What you have to do: Give the listing again exactly, omitting its images.

Dataset content:
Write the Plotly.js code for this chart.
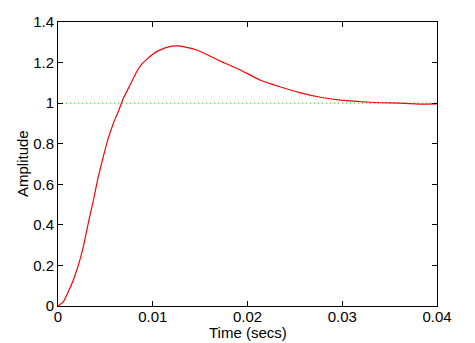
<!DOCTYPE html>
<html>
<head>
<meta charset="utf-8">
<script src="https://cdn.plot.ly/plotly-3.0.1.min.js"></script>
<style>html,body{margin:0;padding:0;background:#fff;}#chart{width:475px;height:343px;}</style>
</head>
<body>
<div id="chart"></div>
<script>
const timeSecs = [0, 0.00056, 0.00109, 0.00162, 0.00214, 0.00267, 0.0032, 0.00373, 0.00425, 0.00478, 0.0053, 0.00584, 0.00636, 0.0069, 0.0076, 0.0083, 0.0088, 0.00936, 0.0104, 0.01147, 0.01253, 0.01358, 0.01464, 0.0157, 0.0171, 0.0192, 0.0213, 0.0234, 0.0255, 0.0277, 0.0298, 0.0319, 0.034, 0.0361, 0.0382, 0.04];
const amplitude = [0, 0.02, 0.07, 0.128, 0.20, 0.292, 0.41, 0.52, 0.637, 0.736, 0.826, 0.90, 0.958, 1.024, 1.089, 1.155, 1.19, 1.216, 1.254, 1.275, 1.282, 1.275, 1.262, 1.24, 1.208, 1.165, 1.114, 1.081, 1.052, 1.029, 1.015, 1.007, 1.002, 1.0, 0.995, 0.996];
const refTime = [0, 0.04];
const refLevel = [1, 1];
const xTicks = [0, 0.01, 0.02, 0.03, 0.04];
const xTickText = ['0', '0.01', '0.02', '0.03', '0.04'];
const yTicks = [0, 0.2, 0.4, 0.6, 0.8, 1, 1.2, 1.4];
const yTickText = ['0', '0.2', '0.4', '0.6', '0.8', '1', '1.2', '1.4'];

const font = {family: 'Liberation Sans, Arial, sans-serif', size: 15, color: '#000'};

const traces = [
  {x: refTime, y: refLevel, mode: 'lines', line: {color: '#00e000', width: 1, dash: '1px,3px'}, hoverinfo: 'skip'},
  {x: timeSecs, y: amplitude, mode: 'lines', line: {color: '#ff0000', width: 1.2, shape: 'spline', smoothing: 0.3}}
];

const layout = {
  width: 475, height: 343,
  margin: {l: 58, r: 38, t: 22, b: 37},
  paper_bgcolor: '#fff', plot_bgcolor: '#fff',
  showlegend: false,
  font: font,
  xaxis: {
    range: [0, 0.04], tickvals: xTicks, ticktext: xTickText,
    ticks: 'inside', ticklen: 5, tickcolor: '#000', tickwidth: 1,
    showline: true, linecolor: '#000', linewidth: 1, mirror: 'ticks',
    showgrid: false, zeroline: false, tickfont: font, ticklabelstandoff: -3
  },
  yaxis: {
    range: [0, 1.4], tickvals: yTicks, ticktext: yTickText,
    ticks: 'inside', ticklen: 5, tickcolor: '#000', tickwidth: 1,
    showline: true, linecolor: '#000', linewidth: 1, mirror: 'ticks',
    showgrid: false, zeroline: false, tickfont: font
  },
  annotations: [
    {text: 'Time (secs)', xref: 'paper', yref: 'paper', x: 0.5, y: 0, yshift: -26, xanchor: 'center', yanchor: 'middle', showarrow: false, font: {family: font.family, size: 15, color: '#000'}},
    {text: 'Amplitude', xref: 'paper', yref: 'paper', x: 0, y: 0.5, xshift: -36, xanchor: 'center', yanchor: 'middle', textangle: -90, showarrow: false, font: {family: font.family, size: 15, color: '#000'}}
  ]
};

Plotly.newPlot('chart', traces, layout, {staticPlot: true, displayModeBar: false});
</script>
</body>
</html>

Answer to the problem:
Write the Plotly.js code for this chart.
<!DOCTYPE html>
<html>
<head>
<meta charset="utf-8">
<script src="https://cdn.plot.ly/plotly-3.0.1.min.js"></script>
<style>html,body{margin:0;padding:0;background:#fff;}#chart{width:475px;height:343px;}</style>
</head>
<body>
<div id="chart"></div>
<script>
const timeSecs = [0, 0.00056, 0.00109, 0.00162, 0.00214, 0.00267, 0.0032, 0.00373, 0.00425, 0.00478, 0.0053, 0.00584, 0.00636, 0.0069, 0.0076, 0.0083, 0.0088, 0.00936, 0.0104, 0.01147, 0.01253, 0.01358, 0.01464, 0.0157, 0.0171, 0.0192, 0.0213, 0.0234, 0.0255, 0.0277, 0.0298, 0.0319, 0.034, 0.0361, 0.0382, 0.04];
const amplitude = [0, 0.02, 0.07, 0.128, 0.20, 0.292, 0.41, 0.52, 0.637, 0.736, 0.826, 0.90, 0.958, 1.024, 1.089, 1.155, 1.19, 1.216, 1.254, 1.275, 1.282, 1.275, 1.262, 1.24, 1.208, 1.165, 1.114, 1.081, 1.052, 1.029, 1.015, 1.007, 1.002, 1.0, 0.995, 0.996];
const refTime = [0, 0.04];
const refLevel = [1, 1];
const xTicks = [0, 0.01, 0.02, 0.03, 0.04];
const xTickText = ['0', '0.01', '0.02', '0.03', '0.04'];
const yTicks = [0, 0.2, 0.4, 0.6, 0.8, 1, 1.2, 1.4];
const yTickText = ['0', '0.2', '0.4', '0.6', '0.8', '1', '1.2', '1.4'];

const font = {family: 'Liberation Sans, Arial, sans-serif', size: 15, color: '#000'};

const traces = [
  {x: refTime, y: refLevel, mode: 'lines', line: {color: '#00e000', width: 1, dash: '1px,3px'}, hoverinfo: 'skip'},
  {x: timeSecs, y: amplitude, mode: 'lines', line: {color: '#ff0000', width: 1.2, shape: 'spline', smoothing: 0.3}}
];

const layout = {
  width: 475, height: 343,
  margin: {l: 58, r: 38, t: 22, b: 37},
  paper_bgcolor: '#fff', plot_bgcolor: '#fff',
  showlegend: false,
  font: font,
  xaxis: {
    range: [0, 0.04], tickvals: xTicks, ticktext: xTickText,
    ticks: 'inside', ticklen: 5, tickcolor: '#000', tickwidth: 1,
    showline: true, linecolor: '#000', linewidth: 1, mirror: 'ticks',
    showgrid: false, zeroline: false, tickfont: font, ticklabelstandoff: -3
  },
  yaxis: {
    range: [0, 1.4], tickvals: yTicks, ticktext: yTickText,
    ticks: 'inside', ticklen: 5, tickcolor: '#000', tickwidth: 1,
    showline: true, linecolor: '#000', linewidth: 1, mirror: 'ticks',
    showgrid: false, zeroline: false, tickfont: font
  },
  annotations: [
    {text: 'Time (secs)', xref: 'paper', yref: 'paper', x: 0.5, y: 0, yshift: -26, xanchor: 'center', yanchor: 'middle', showarrow: false, font: {family: font.family, size: 15, color: '#000'}},
    {text: 'Amplitude', xref: 'paper', yref: 'paper', x: 0, y: 0.5, xshift: -36, xanchor: 'center', yanchor: 'middle', textangle: -90, showarrow: false, font: {family: font.family, size: 15, color: '#000'}}
  ]
};

Plotly.newPlot('chart', traces, layout, {staticPlot: true, displayModeBar: false});
</script>
</body>
</html>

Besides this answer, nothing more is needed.